THE plea was an impassioned one.
Yesterday in New York, Taoiseach Enda Kenny implored US politicians to make changes to American immigration laws, changes that could benefit an estimated 50,000 illegal Irish immigrants living there.
US President Barack Obama is reportedly planning to take executive action to lift the threat of deportation hanging over as many as five million of America's 11 million "illegal aliens".
The Taoiseach told attendees at the annual dinner of the Ireland-US Council that undocumented Irish emigrants should be able to travel home freely and not have to endure the trauma of only being able to watch loved one's funerals remotely over the internet. "Rosetta has landed on the comet 300 million miles out," said Mr Kenny, referring to this week's historic - if uncertain - landing of a spacecraft which will die unless it moves to a sunnier position. "Surely to God we can fix a few things at home?"
We surely can, Taoiseach, especially when it comes to the plight of some 4,300 asylum seekers housed in the controversial system of direct provision - which critics say could be contemporary Ireland's Magdalene Laundries within 20 years.
As the Taoiseach won plaudits in New York for championing the undocumented in America, the High Court in Dublin ruled that the system of direct provision and the minute sums asylum seekers and their children receive every week are lawful. In truth, it was highly unlikely that the High Court was going to strike down the system of direct provision, not least because of the strong judicial respect for the separation of powers doctrine.
The High Court action by a mother and her six-year-old son who have been living in a direct provision centre in Galway since seeking asylum three years ago was "doomed" in any event, according to Mr Justice Colm Mac Eochaidh.
This was not because the proposition that their human rights had been breached was necessarily wrong, but because the mother and son had pursued their claim without presenting any oral evidence to the High Court or cross-examining the Ministers of Justice and Social Protection.
This raises the interesting question of whether they could have succeeded in whole or in part had they sued the Government directly in a High Court plenary action rather than seeking a judicial review of direct provision as it related to them.
While the Government avoided a major cosmic collision on the operation of direct provision, it must still deal with the comet-style debris of Judge Mac Eochaidh's ruling in respect of some of the "house rules" that asylum seekers living in direct provision must abide by.
The judge declared that some of the rules operated by the Reception and Integration Agency - as well as its complaints-handling mechanism - were unlawful.
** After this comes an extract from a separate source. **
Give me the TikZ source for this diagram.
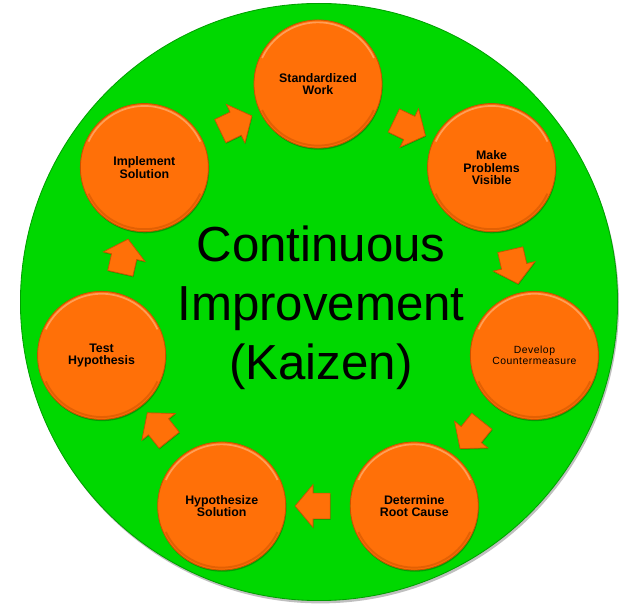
\documentclass[tikz,border=0pt]{standalone}
\usepackage{xcolor}
\usepackage{fontspec}
\setmainfont{Liberation Sans}
\usepackage{tikz}
\usetikzlibrary{shapes.geometric, shapes.arrows, shadows, positioning, calc}

\definecolor{kzgreen}{RGB}{0,216,0}
\definecolor{kzgreenedge}{RGB}{0,160,0}
\definecolor{kzorange}{RGB}{255,112,8}
\definecolor{kzedge}{RGB}{200,82,0}
\definecolor{kzhigh}{RGB}{255,158,86}

\begin{document}
\begin{tikzpicture}[
    x=0.025cm, y=-0.025cm,
    disk/.style={circle, minimum size=14.925cm, inner sep=0pt, fill=kzgreen, draw=kzgreenedge, line width=0.6pt,
        drop shadow={shadow xshift=1pt, shadow yshift=-2pt, opacity=0.25, fill=black}},
    stage/.style={circle, minimum size=3.2cm, inner sep=0pt, fill=kzorange, draw=kzedge, line width=0.6pt, align=center,
        font=\fontsize{8.8}{9}\selectfont\bfseries,
        drop shadow={shadow xshift=0.5pt, shadow yshift=-1.2pt, opacity=0.25, fill=black},
        path picture={
            \draw[kzhigh, line width=1.2pt] ($(path picture bounding box.center)+(25:1.54cm)$) arc[start angle=25, end angle=155, radius=1.54cm];
            \draw[kzedge, line width=1.4pt, opacity=0.5] ($(path picture bounding box.center)+(205:1.54cm)$) arc[start angle=205, end angle=335, radius=1.54cm];
        }},
    flow/.style={single arrow, minimum height=0.875cm, inner xsep=0pt, inner ysep=0.3125cm, single arrow head extend=0.2125cm,
        single arrow tip angle=100, fill=kzorange, draw=kzedge, line width=0.5pt, sloped, allow upside down,
        drop shadow={shadow xshift=0.4pt, shadow yshift=-0.8pt, opacity=0.2, fill=black}}
]
\useasboundingbox (0,0) rectangle (640,610);

% Background disk and title
\node[disk] (base) at (319,302) {};
\node[font=\fontsize{35}{42}\selectfont, align=center] (title) at (321,308) {Continuous\\Improvement\\(Kaizen)};

% Stages
\node[stage] (sw) at (318,84) {Standardized\\Work};
\node[stage] (mpv) at (491.6,167.6) {Make\\Problems\\Visible};
\node[stage, font=\fontsize{7.4}{7.8}\selectfont\addfontfeature{LetterSpace=5}] (dc) at (534.4,355.4) {Develop\\Countermeasure};
\node[stage] (drc) at (414.3,506) {Determine\\Root Cause};
\node[stage] (hs) at (221.7,506) {Hypothesize\\Solution};
\node[stage] (th) at (101.6,355.4) {Test\\Hypothesis};
\node[stage] (is) at (144.4,167.6) {Implement\\Solution};

% Arrows
\path (sw) -- node[flow] {} (mpv);
\path (mpv) -- node[flow] {} (dc);
\path (dc) -- node[flow] {} (drc);
\path (drc) -- node[flow] {} (hs);
\path (hs) -- node[flow] {} (th);
\path (th) -- node[flow] {} (is);
\path (is) -- node[flow] {} (sw);

\end{tikzpicture}
\end{document}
These include the requirement that asylum seekers living in direct provision - who are prevented from participating in paid work - sign in on a daily basis, notify centre managers of any absences, and must be subject to unannounced inspections and a ban on guests.
Judge Mac Eochaidh found, in a highly-anticipated ruling, that the mother and son had failed to establish proof of harm or negative effects from the lengthy periods in which residents must stay in these centres while their asylum applications are received.
Yet it is precisely these lengthy delays - up to 10 years for some asylum seekers - that have raised serious humanitarian concerns for the individuals and families waiting for decisions.
The delays lie primarily with a dysfunctional dual legal system asylum seekers must traverse in the event that they are turned down for refugee or subsidiary protection status by the State.
We will be dealing with a 900-strong court backlog for years as plans for a new streamlined system can not be applied retrospectively.
But we can seriously reform the living conditions for those waiting for the applications to be processed.
If humanity can land a robot on a comet, surely to God we can fix a few things at home, including our broken asylum system?